Door op 28 mei 2014

Voornemen tot afschot ganzen in de winter is onbegrijpelijk

“Onbegrijpelijk” vindt de PvdA het dat Overijssel als enige Nederlandse provincie de jacht op ganzen in de winterperiode tussen 1 november en 1 maart wil gaan toestaan. Dat voornemen staat in het op 26 mei ter inzage gelegde faunabeheerplan van de provincie. 
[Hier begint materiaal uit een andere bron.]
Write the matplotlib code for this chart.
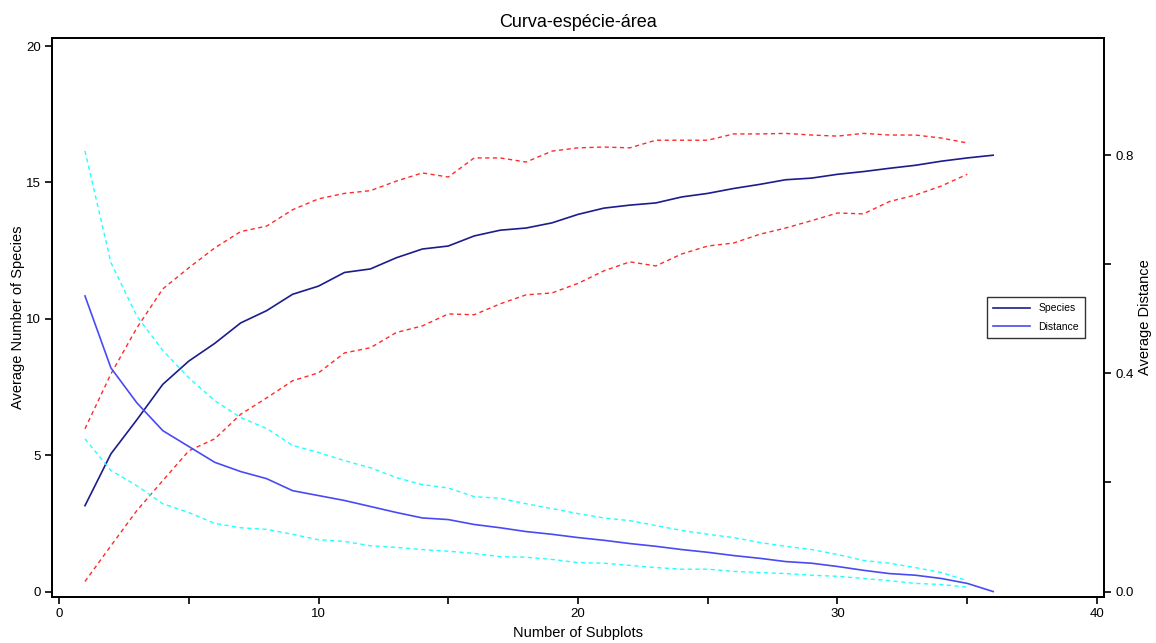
import numpy as np
import matplotlib
matplotlib.use("Agg")
import matplotlib.pyplot as plt

plt.rcParams['font.family'] = ['Liberation Sans', 'DejaVu Sans']

# number of subplots
subplots = list(range(1, 37))
subplots_ci = list(range(1, 36))

# average number of species (left axis)
species = [3.15, 5.05, 6.3, 7.6, 8.45, 9.1, 9.85, 10.3, 10.9, 11.2,
           11.7, 11.83, 12.24, 12.56, 12.67, 13.04, 13.25, 13.33, 13.52, 13.83,
           14.06, 14.17, 14.25, 14.47, 14.6, 14.78, 14.93, 15.1, 15.16, 15.3,
           15.4, 15.52, 15.63, 15.78, 15.9, 16.0]
species_upper = [5.97, 7.98, 9.67, 11.1, 11.87, 12.6, 13.2, 13.4, 14.0, 14.4,
                 14.6, 14.7, 15.05, 15.35, 15.2, 15.9, 15.9, 15.75, 16.15, 16.27,
                 16.3, 16.27, 16.55, 16.55, 16.55, 16.78, 16.78, 16.8, 16.74, 16.7,
                 16.8, 16.74, 16.74, 16.63, 16.45]
species_lower = [0.37, 1.68, 2.97, 4.07, 5.16, 5.6, 6.5, 7.1, 7.73, 8.02,
                 8.75, 8.94, 9.5, 9.74, 10.18, 10.15, 10.55, 10.88, 10.95, 11.3,
                 11.76, 12.09, 11.94, 12.38, 12.67, 12.78, 13.1, 13.33, 13.6, 13.88,
                 13.85, 14.3, 14.54, 14.87, 15.3]

# average distance (right axis)
distance = [0.542, 0.41, 0.346, 0.295, 0.266, 0.237, 0.22, 0.207, 0.185, 0.176,
            0.167, 0.156, 0.145, 0.135, 0.132, 0.123, 0.117, 0.11, 0.105, 0.099,
            0.094, 0.088, 0.083, 0.077, 0.072, 0.066, 0.061, 0.055, 0.052, 0.046,
            0.039, 0.033, 0.03, 0.024, 0.015, 0.0]
distance_upper = [0.808, 0.603, 0.505, 0.442, 0.392, 0.35, 0.319, 0.299, 0.268, 0.255,
                  0.24, 0.227, 0.209, 0.196, 0.19, 0.174, 0.171, 0.161, 0.152, 0.143,
                  0.135, 0.13, 0.121, 0.112, 0.105, 0.099, 0.09, 0.083, 0.077, 0.068,
                  0.057, 0.052, 0.044, 0.035, 0.02]
distance_lower = [0.28, 0.222, 0.194, 0.161, 0.145, 0.125, 0.117, 0.114, 0.105, 0.095,
                  0.092, 0.084, 0.081, 0.077, 0.074, 0.07, 0.064, 0.063, 0.059, 0.053,
                  0.052, 0.048, 0.044, 0.041, 0.041, 0.037, 0.035, 0.033, 0.03, 0.028,
                  0.024, 0.02, 0.015, 0.013, 0.008]

fig = plt.figure(figsize=(11.56, 6.43), dpi=100)
ax = fig.add_axes([0.045, 0.0715, 0.91, 0.8695])
ax2 = ax.twinx()

dash = (0, (3, 2.5))
ax.plot(subplots_ci, species_upper, color='#ff2a2a', lw=1, ls=dash)
ax.plot(subplots_ci, species_lower, color='#ff2a2a', lw=1, ls=dash)
l1, = ax.plot(subplots, species, color='#1c1c8c', lw=1.2, label='Species')

ax2.plot(subplots_ci, distance_upper, color='#22ffff', lw=1, ls=dash)
ax2.plot(subplots_ci, distance_lower, color='#22ffff', lw=1, ls=dash)
l2, = ax2.plot(subplots, distance, color='#4a4af5', lw=1.2, label='Distance')

ax.set_xlim(-0.27, 40.27)
ax.set_ylim(-0.2, 20.3)
ax2.set_ylim(-0.01, 1.015)

ax.set_xticks(range(0, 41, 5))
ax.set_xticklabels(['0', '', '10', '', '20', '', '30', '', '40'])
ax.set_yticks([0, 5, 10, 15, 20])
ax2.set_yticks([0, 0.2, 0.4, 0.6, 0.8])
ax2.set_yticklabels(['0.0', '', '0.4', '', '0.8'])

for a in (ax, ax2):
    a.tick_params(direction='out', length=5, width=1.2, labelsize=9.5, pad=3)
    for s in a.spines.values():
        s.set_linewidth(1.3)

ax.set_title('Curva-espécie-área', fontsize=13, pad=8)
ax.set_xlabel('Number of Subplots', fontsize=10.5, labelpad=4)
ax.set_ylabel('Average Number of Species', fontsize=10.5, labelpad=1)
ax2.set_ylabel('Average Distance', fontsize=10.5, labelpad=3)

leg = ax2.legend([l1, l2], ['Species', 'Distance'], loc='center right',
                 bbox_to_anchor=(0.987, 0.5), fontsize=7.5, frameon=True,
                 fancybox=False, edgecolor='black', handlelength=3.5,
                 borderpad=0.6, labelspacing=0.8)
leg.get_frame().set_linewidth(1)

fig.savefig('out.png', dpi=100)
Net als in andere provincies speelt in Overijssel de discussie over hoe met grazende- en trekganzen moet worden omgegaan. In 2012 is een landelijk Ganzenakkoord gesloten met de provincies en zeven maatschappelijke organisaties. Daarin zijn afspraken gemaakt over beheersing van de ganzenpopulatie in de zomer en wordt de rust van overwinterende ganzen gegarandeerd.

Het nieuwe Overijsselse faunabeheerplan wijkt af van dit convenant. “Dat is des te onbegrijpelijker gezien de toezegging die gedeputeerde Maij deed in de commissievergadering van 21 mei,” zegt PvdA-Statenlid Anneke Beukers. “Toen is ons toegezegd dat de provincie van zins was zoveel mogelijk bij de tekst uit het Ganzenakkoord te blijven. Daarvan blijkt nu geen sprake te zijn. Met dit voornemen slaat Overijssel nationaal en internationaal een slecht figuur.”
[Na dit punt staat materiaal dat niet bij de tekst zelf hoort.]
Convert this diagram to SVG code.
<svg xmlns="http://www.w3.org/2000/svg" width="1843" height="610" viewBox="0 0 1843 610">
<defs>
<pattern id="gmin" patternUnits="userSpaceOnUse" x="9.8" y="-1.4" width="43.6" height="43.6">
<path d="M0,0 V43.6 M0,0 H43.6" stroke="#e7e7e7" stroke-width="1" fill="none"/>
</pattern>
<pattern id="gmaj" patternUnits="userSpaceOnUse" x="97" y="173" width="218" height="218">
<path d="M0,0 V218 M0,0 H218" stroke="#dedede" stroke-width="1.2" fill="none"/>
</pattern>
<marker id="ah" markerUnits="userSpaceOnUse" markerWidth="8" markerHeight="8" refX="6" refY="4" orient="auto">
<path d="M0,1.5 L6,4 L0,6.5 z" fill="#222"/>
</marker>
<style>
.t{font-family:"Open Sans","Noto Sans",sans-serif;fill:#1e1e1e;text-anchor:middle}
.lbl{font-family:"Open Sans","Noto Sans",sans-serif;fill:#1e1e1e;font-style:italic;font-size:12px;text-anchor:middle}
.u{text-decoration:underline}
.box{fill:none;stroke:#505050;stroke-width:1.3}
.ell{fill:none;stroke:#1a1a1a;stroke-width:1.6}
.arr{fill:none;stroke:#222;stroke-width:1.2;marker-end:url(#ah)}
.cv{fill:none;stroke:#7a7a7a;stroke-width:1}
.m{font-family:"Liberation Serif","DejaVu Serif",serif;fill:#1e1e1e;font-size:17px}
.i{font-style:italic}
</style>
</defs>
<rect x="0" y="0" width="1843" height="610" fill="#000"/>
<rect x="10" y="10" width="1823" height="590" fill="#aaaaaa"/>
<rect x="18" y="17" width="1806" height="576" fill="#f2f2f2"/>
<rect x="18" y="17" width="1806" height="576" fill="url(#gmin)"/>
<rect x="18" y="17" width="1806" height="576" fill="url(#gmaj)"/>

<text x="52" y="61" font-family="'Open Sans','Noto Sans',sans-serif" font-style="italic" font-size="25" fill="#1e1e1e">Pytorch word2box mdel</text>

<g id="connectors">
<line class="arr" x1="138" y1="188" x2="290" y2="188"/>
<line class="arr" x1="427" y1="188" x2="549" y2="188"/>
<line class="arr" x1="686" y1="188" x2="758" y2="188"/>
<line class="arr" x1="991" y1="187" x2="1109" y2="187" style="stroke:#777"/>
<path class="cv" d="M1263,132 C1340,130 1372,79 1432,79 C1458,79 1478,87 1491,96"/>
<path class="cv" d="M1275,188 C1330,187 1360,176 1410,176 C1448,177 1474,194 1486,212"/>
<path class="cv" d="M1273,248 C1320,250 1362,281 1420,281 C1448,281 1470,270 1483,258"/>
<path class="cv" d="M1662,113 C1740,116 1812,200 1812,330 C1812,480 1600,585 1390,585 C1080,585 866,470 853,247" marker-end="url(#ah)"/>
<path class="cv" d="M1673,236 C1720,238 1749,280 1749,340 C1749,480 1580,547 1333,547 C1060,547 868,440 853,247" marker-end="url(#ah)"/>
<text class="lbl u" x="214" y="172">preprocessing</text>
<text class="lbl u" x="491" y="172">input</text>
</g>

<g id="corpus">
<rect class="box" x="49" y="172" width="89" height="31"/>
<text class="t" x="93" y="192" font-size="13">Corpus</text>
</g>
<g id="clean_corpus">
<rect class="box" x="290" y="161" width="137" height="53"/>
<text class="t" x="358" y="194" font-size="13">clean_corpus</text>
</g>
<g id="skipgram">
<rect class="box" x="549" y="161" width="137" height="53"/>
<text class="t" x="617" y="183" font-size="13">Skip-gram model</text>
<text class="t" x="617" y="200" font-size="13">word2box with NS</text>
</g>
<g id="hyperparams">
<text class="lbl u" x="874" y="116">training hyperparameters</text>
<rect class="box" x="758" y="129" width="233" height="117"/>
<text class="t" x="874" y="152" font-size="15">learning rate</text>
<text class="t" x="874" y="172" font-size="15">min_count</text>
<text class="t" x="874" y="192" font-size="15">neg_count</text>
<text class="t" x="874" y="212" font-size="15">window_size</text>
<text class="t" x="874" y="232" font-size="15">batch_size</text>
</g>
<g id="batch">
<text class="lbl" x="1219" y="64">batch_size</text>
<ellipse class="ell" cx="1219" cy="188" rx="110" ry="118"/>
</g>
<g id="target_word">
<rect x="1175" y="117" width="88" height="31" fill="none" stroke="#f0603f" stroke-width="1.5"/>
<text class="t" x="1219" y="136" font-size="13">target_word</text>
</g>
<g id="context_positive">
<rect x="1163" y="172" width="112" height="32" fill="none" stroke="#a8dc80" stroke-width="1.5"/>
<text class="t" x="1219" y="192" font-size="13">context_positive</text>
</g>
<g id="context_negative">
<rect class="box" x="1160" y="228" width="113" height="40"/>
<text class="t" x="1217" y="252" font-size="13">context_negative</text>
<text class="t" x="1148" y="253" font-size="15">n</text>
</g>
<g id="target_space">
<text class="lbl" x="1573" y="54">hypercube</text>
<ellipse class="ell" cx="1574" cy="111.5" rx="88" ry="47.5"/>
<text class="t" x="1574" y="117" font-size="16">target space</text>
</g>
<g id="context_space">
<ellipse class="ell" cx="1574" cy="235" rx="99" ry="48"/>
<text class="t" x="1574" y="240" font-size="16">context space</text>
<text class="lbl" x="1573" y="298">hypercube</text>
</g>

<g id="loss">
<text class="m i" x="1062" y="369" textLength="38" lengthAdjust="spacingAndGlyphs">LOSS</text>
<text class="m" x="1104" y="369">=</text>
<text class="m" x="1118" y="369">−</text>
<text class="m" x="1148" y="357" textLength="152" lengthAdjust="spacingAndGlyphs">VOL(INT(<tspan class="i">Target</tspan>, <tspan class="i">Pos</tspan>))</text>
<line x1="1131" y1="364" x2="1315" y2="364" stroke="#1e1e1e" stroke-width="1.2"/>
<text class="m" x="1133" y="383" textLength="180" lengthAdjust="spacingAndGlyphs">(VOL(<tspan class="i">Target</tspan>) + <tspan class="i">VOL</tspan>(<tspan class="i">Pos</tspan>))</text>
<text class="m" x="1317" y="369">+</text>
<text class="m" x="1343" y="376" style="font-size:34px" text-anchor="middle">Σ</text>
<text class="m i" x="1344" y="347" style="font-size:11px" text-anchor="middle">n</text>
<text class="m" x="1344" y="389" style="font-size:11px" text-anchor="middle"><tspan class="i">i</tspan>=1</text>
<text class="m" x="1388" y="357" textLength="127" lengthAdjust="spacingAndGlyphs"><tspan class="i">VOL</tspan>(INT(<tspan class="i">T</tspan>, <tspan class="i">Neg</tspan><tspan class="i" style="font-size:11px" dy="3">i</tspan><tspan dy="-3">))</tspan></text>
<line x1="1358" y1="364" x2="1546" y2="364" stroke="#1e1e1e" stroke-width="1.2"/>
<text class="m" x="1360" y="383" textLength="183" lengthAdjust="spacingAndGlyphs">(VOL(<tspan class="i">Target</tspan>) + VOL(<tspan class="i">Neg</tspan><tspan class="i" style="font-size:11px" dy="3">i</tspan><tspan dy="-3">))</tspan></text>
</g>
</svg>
Onder meer Vogelbescherming Nederland, Natuurmonumenten en Landschap Overijssel hebben met ontzetting gereageerd op het faunabeheerplan van Gedeputeerde Staten. Beukers: “Om überhaupt uitvoerbaar te zijn moet zo’n plan breed door de Overijsselse samenleving gedragen worden. Dat gaat voor dit voorstel niet op. Dat is betreurenswaardig want het huidige plan loopt eind augustus van dit jaar af. Er moet dus vaart gemaakt worden met de invoering van een nieuw Overijssels faunabeheerplan.”
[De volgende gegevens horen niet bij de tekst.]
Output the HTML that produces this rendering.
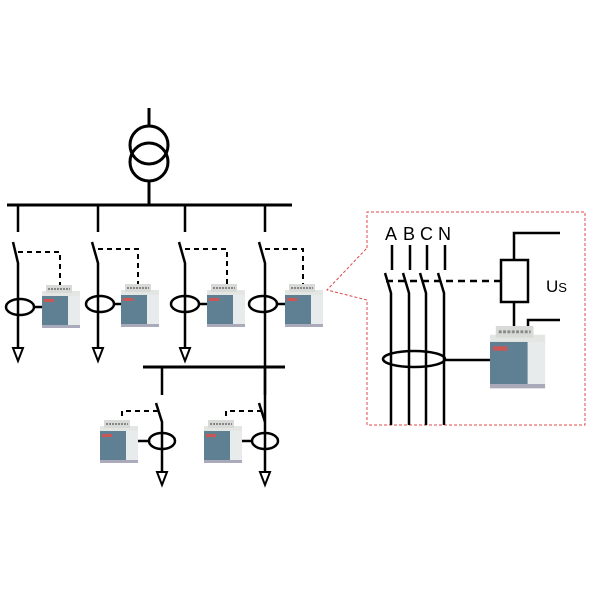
<!DOCTYPE html>
<html><head><style>body{margin:0;background:#fff}svg{display:block}</style></head><body>
<svg width="600" height="600" viewBox="0 0 600 600" xmlns="http://www.w3.org/2000/svg">
<defs>
<g id="dev">
<rect x="0" y="6" width="38" height="36" fill="#e4e6e4"/>
<rect x="4" y="0" width="26" height="8" fill="#d8dad8"/>
<line x1="6" y1="4" x2="28" y2="4" stroke="#888" stroke-width="2" stroke-dasharray="2 1"/>
<rect x="0" y="11" width="26" height="30" fill="#5f7f92"/>
<rect x="2" y="14" width="10" height="3" fill="#c55"/>
<rect x="26" y="11" width="12" height="30" fill="#e8ebec"/>
<rect x="0" y="40" width="38" height="3" fill="#aab"/>
</g>
<g id="arr"><polygon points="-5,0 5,0 0,13" fill="#fff" stroke="#000" stroke-width="2"/></g>
</defs>
<g stroke="#000" stroke-width="3" fill="none">
<line x1="149" y1="108" x2="149" y2="127"/>
<circle cx="149" cy="145" r="19"/>
<circle cx="149" cy="162" r="19"/>
<line x1="149" y1="181" x2="149" y2="205"/>
<line x1="7" y1="205" x2="292" y2="205"/>
<line x1="143" y1="367" x2="285" y2="367"/>
</g>
<g stroke="#000" stroke-width="2.5" fill="none">
<!-- branches -->
<path d="M18 205V232M13 242L18 263V348"/>
<path d="M98 205V232M92 242L98 263V348"/>
<path d="M185 205V232M179 242L185 263V348"/>
<path d="M265 205V232M259 242L265 263V480"/>
<path d="M162 367V395M156 403L162 422V472"/>
<path d="M265 367V395M259 403L265 422"/>
<ellipse cx="20" cy="307" rx="14" ry="8"/><line x1="34" y1="307" x2="42" y2="307"/>
<ellipse cx="100" cy="304" rx="14" ry="8"/><line x1="114" y1="304" x2="122" y2="304"/>
<ellipse cx="185" cy="304" rx="14" ry="8"/><line x1="199" y1="304" x2="207" y2="304"/>
<ellipse cx="263" cy="304" rx="14" ry="8"/><line x1="277" y1="304" x2="285" y2="304"/>
<ellipse cx="162" cy="441" rx="13" ry="8"/><line x1="138" y1="441" x2="149" y2="441"/>
<ellipse cx="265" cy="441" rx="13" ry="8"/><line x1="242" y1="441" x2="252" y2="441"/>
</g>
<g stroke="#000" stroke-width="2" fill="none" stroke-dasharray="5 4">
<path d="M18 252H60V285"/>
<path d="M98 249H138V284"/>
<path d="M185 249H227V284"/>
<path d="M265 249H303V284"/>
<path d="M158 411H122V422"/>
<path d="M262 411H226V422"/>
</g>
<use href="#arr" x="18" y="348"/><use href="#arr" x="98" y="348"/><use href="#arr" x="185" y="348"/>
<use href="#arr" x="162" y="472"/><use href="#arr" x="265" y="472"/>
<use href="#dev" x="42" y="285"/><use href="#dev" x="121" y="284"/><use href="#dev" x="207" y="284"/><use href="#dev" x="285" y="284"/>
<use href="#dev" x="100" y="420"/><use href="#dev" x="204" y="420"/>
<!-- inset -->
<path d="M367 248V212H585V425H367V300L327 290L367 248" fill="none" stroke="#e04848" stroke-width="1" stroke-dasharray="3 2"/>
<g font-family="Liberation Sans, sans-serif" font-size="18" fill="#000">
<text x="385" y="240">A</text><text x="403" y="240">B</text><text x="420" y="240">C</text><text x="438" y="240">N</text>
<text x="546" y="292" font-size="17">U<tspan font-size="13">S</tspan></text>
</g>
<g stroke="#000" stroke-width="2.5" fill="none">
<path d="M392 245V270M385 273L391 293V425"/>
<path d="M410 245V270M403 273L409 293V425"/>
<path d="M427 245V270M420 273L426 293V425"/>
<path d="M445 245V270M438 273L444 293V425"/>
<rect x="501" y="260" width="27" height="42"/>
<path d="M514 260V233H560M514 302V327M528 330V320H560"/>
<ellipse cx="414" cy="359" rx="31" ry="8"/>
<line x1="445" y1="360" x2="490" y2="360"/>
</g>
<path d="M386 281H501" stroke="#000" stroke-width="2.5" stroke-dasharray="7 5"/>
<g transform="translate(490,326) scale(1.45)"><use href="#dev"/></g>
</svg>
</body></html>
De PvdA is van mening dat Gedeputeerde Staten het nu ter inzage liggende Faunabeheerplan moet intrekken. Gedeputeerde Maij moet zo snel mogelijk om tafel met de maatschappelijke partners om tot een gezamenlijke en voor iedereen aanvaardbare oplossing van de ganzenproblematiek te komen. Daarbij moet wat de PvdA betreft beter gekeken worden naar de nationale en internationale verantwoordelijkheid van de provincie op het gebied van faunabeheer, en moet dichter bij de tekst van het Ganzenakkoord gebleven worden.